The best way to see this in action is on public transport. It’s semi busy. There are no double seats free, and all the single person spaces are taken. The bus stops. A solitary figure gets on board. She looks around. There are ten people she can potentially sit next to. One glance to the tense woman sitting in the aisle space with bags piled up next to her and she knows she isn’t welcome. The larger man in the stained shirt, arms crossed staring out the window barely gets a second glance. She casts her eye further. Too many tattoos, music too loud, blue hair. Person after person is dismissed, until it comes down to the businessman fiddling with his phone, and the girl in her late teens listening to music. Flip of the coin, it doesn’t matter. These two are the most ‘safe’ options.
So we are trained to think from a young age at least. Tattoos, piercings, alternative hairstyles all become associated with an image of uncertainty and possibly suspicion.

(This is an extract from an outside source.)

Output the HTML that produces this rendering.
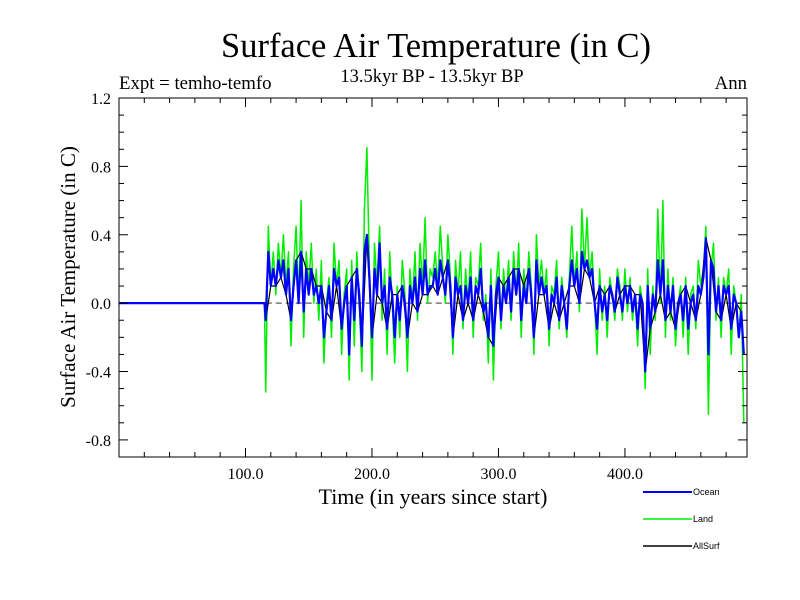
<!DOCTYPE html>
<html><head><meta charset="utf-8"><style>
body{margin:0;background:#fff;}
svg{display:block;}
</style></head><body>
<svg id="chart" width="800" height="600" xmlns="http://www.w3.org/2000/svg">
<text x="436" y="57" font-family="Liberation Serif, serif" font-size="34.5" text-anchor="middle">Surface Air Temperature (in C)</text>
<text x="432" y="82" font-family="Liberation Serif, serif" font-size="18.5" text-anchor="middle">13.5kyr BP - 13.5kyr BP</text>
<text x="119" y="89" font-family="Liberation Serif, serif" font-size="18.8">Expt = temho-temfo</text>
<text x="747" y="89" font-family="Liberation Serif, serif" font-size="18.8" text-anchor="end">Ann</text>
<text x="433" y="504" font-family="Liberation Serif, serif" font-size="22" text-anchor="middle">Time (in years since start)</text>
<text transform="translate(75,277) rotate(-90)" font-family="Liberation Serif, serif" font-size="21" text-anchor="middle">Surface Air Temperature (in C)</text>
<g id="plot"></g>
<g id="axes"></g>
<g id="legend" font-family="Liberation Sans, sans-serif" font-size="9">
<line x1="643" y1="492" x2="692" y2="492" stroke="#0000ff" stroke-width="2"/>
<text x="693" y="495">Ocean</text>
<line x1="643" y1="519" x2="692" y2="519" stroke="#00ee00" stroke-width="1.5"/>
<text x="693" y="522">Land</text>
<line x1="643" y1="546" x2="692" y2="546" stroke="#000" stroke-width="1.5"/>
<text x="693" y="549">AllSurf</text>
</g>
</svg>
<script>
const startYear = 116;
const stepYears = 2;
const land = [-0.52,0.45,0.1,0.3,0.05,0.35,0.15,0.4,0.1,0.3,
-0.25,0.2,0.45,0.0,0.6,-0.2,0.3,0.1,0.35,0.0,
0.2,-0.1,0.25,-0.35,0.0,0.15,-0.2,0.35,0.1,0.25,
-0.3,0.05,0.2,-0.45,0.25,-0.25,0.3,0.0,-0.4,0.55,
0.91,0.2,-0.45,0.35,0.1,0.45,-0.1,0.2,-0.3,0.3,
0.0,-0.35,0.1,-0.2,0.25,0.05,-0.4,0.2,0.0,0.3,
-0.1,0.35,0.1,0.5,0.0,0.2,0.15,0.3,0.1,0.45,
0.2,0.0,0.4,0.15,-0.3,0.25,0.05,0.3,-0.15,0.2,
0.0,0.3,-0.2,0.15,0.1,0.35,-0.1,0.05,-0.35,0.2,
-0.45,0.1,0.3,-0.15,0.2,0.0,0.25,-0.1,0.3,0.05,
0.35,-0.2,0.2,0.0,0.3,0.1,-0.3,0.4,0.1,0.25,
0.05,0.2,-0.25,0.1,0.05,0.25,-0.15,0.15,0.0,-0.2,
0.15,0.45,0.1,0.3,-0.05,0.55,0.2,0.5,0.15,0.3,
0.0,-0.3,0.2,-0.1,0.1,-0.2,0.15,0.05,-0.1,0.2,
0.1,-0.1,0.2,-0.05,0.15,-0.1,0.05,-0.25,0.1,0.0,
-0.5,0.2,-0.3,0.1,-0.1,0.55,0.0,0.6,-0.2,0.2,
-0.1,0.15,-0.25,0.0,0.1,-0.2,0.15,-0.3,0.05,0.1,
-0.15,0.25,0.1,0.2,0.45,-0.65,0.2,0.35,-0.1,0.15,
-0.2,0.15,0.05,0.2,-0.3,0.1,0.0,-0.2,0.05,-0.7];
const ocean = [-0.1,0.3,0.1,0.2,0.1,0.25,0.15,0.25,0.05,0.2,
-0.1,0.1,0.25,0.0,0.3,-0.05,0.2,0.05,0.2,0.05,
0.1,0.0,0.1,-0.2,-0.05,0.1,-0.1,0.2,0.1,0.15,
-0.15,0.0,0.1,-0.3,0.15,-0.1,0.2,0.05,-0.25,0.3,
0.4,0.15,-0.2,0.2,0.05,0.35,0.0,0.1,-0.15,0.15,
0.05,-0.2,0.05,-0.1,0.1,0.0,-0.2,0.1,0.0,0.15,
-0.05,0.2,0.05,0.25,0.05,0.1,0.1,0.2,0.05,0.25,
0.15,0.05,0.25,0.1,-0.2,0.15,0.05,0.1,-0.1,0.1,
0.0,0.15,-0.1,0.1,0.05,0.2,-0.05,0.0,-0.2,0.1,
-0.25,0.05,0.15,-0.1,0.1,0.0,0.15,-0.05,0.2,0.05,
0.2,-0.1,0.1,0.0,0.2,0.05,-0.2,0.25,0.05,0.15,
0.05,0.1,-0.15,0.05,0.0,0.15,-0.1,0.1,0.0,-0.15,
0.1,0.25,0.1,0.2,0.0,0.3,0.2,0.25,0.15,0.2,
0.0,-0.15,0.1,-0.05,0.05,-0.1,0.1,0.05,-0.05,0.15,
0.05,-0.05,0.1,0.0,0.1,-0.05,0.05,-0.15,0.05,0.0,
-0.4,0.1,-0.15,0.05,-0.05,0.25,0.05,0.25,-0.1,0.1,
-0.05,0.1,-0.15,0.0,0.05,-0.1,0.1,-0.15,0.0,0.05,
-0.1,0.1,0.05,0.15,0.38,-0.3,0.25,0.2,-0.05,0.1,
-0.1,0.1,0.05,0.1,-0.15,0.05,0.0,-0.2,-0.05,-0.3];
const allsurfStep = 4;
const allsurf = [-0.1,0.1,0.1,0.15,0.05,
-0.1,0.25,0.3,0.2,0.2,
0.1,0.1,-0.05,-0.1,0.1,
-0.15,0.1,0.15,0.2,-0.25,
0.4,-0.2,0.05,0.0,-0.15,
0.05,0.05,0.1,-0.2,0.0,
-0.05,0.05,0.05,0.1,0.05,
0.15,0.25,-0.2,0.05,-0.1,
0.0,-0.1,0.05,-0.05,-0.2,
-0.25,0.15,0.1,0.15,0.2,
0.2,0.1,0.2,-0.2,0.05,
0.05,-0.15,0.0,-0.1,0.0,
0.1,0.1,0.0,0.2,0.15,
0.0,0.1,0.05,0.1,-0.05,
0.05,0.1,0.1,0.05,0.05,
-0.4,-0.15,-0.05,0.05,-0.1,
-0.05,-0.15,0.05,0.1,0.0,
-0.1,0.05,0.38,0.25,-0.05,
-0.1,0.05,-0.15,0.0,-0.05];
const yTicks = [-0.8,-0.4,0.0,0.4,0.8,1.2];
const xTicks = [100,200,300,400];

const X0=119,X1=747,Y0=98,Y1=457;
const xMin=0,xMax=496.5,yMin=-0.9,yMax=1.2;
const sx=v=>X0+(v-xMin)/(xMax-xMin)*(X1-X0);
const sy=v=>Y1-(v-yMin)/(yMax-yMin)*(Y1-Y0);
const NS='http://www.w3.org/2000/svg';
const plot=document.getElementById('plot');
const axes=document.getElementById('axes');
function mk(tag,attrs,parent){const e=document.createElementNS(NS,tag);for(const k in attrs)e.setAttribute(k,attrs[k]);parent.appendChild(e);return e;}

const zl=mk('line',{x1:sx(startYear),x2:X1,y1:sy(0),y2:sy(0),stroke:'#777','stroke-width':1.5,'stroke-dasharray':'6,4'},plot);



function series(vals,step,color,w,name){
  let d='M'+sx(0)+','+sy(0)+' L'+sx(startYear-1)+','+sy(0);
  vals.forEach((v,i)=>{d+=' L'+sx(startYear+i*step).toFixed(1)+','+sy(v).toFixed(1);});
  const p=mk('path',{d:d,fill:'none',stroke:color,'stroke-width':w,'stroke-linejoin':'round'},plot);
  
  
}
series(land,stepYears,'#00ee00',1.5,'land-series');
series(allsurf,allsurfStep,'#000000',1.2,'allsurf-series');
series(ocean,stepYears,'#0000ff',2.2,'ocean-series');

const frame=mk('rect',{x:X0,y:Y0,width:X1-X0,height:Y1-Y0,fill:'none',stroke:'#000','stroke-width':1},axes);



for(let v=20;v<xMax;v+=20){
  const major=v%100===0, L=major?9:5, x=sx(v);
  mk('line',{x1:x,x2:x,y1:Y1,y2:Y1-L,stroke:'#000'},axes);
  mk('line',{x1:x,x2:x,y1:Y0,y2:Y0+L,stroke:'#000'},axes);
}
for(let i=-9;i<=12;i++){
  const v=i/10, major=(i%4===0), L=major?9:5, y=sy(v);
  mk('line',{x1:X0,x2:X0+L,y1:y,y2:y,stroke:'#000'},axes);
  mk('line',{x1:X1,x2:X1-L,y1:y,y2:y,stroke:'#000'},axes);
}
xTicks.forEach(v=>{
  const t=mk('text',{x:sx(v),y:Y1+22,'font-family':'Liberation Serif, serif','font-size':16,'text-anchor':'middle'},axes);
  t.textContent=v.toFixed(1);
  
  
});
yTicks.forEach(v=>{
  const t=mk('text',{x:X0-8,y:sy(v)+6,'font-family':'Liberation Serif, serif','font-size':16,'text-anchor':'end'},axes);
  t.textContent=v.toFixed(1);
  
  
});
</script>
</body></html>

Aftershave, ironed shirts and gadgets are associated with familiarity and as a result, safety. This example is simplifying it a bit, and I’m sure this isn’t the case for everyone. Life would definitely be easier if we could just run with these clear cut assumptions. I guess however, the point I’m trying to make that it’s a strange way to view the world, and doesn’t really reflect reality.
Again, I’m not saying you should immediately head down the nearest dark alleyway and ask whoever’s lurking there round to tea. Furthermore, I’m not comparing that situation to discussing fabrics with a random old lady at Spotlight. Things aren’t clear cut. The businessman could be an online predator, the young girl could be a black belt, and the man with all the tattoos could be on his way to teach kindergarten. It’s confusing.
Should we view some people as safe, based on arbitrary facts about their appearance? Or should we view all people as unsafe until vetted by a mutual friend? No and no.
Is it okay to talk to strangers? It has to be. We do it all the time. However, I think we also need to take a look at the weird, two way shift we have where we are hyper-vigilant and, at the same time, lax about our own safety.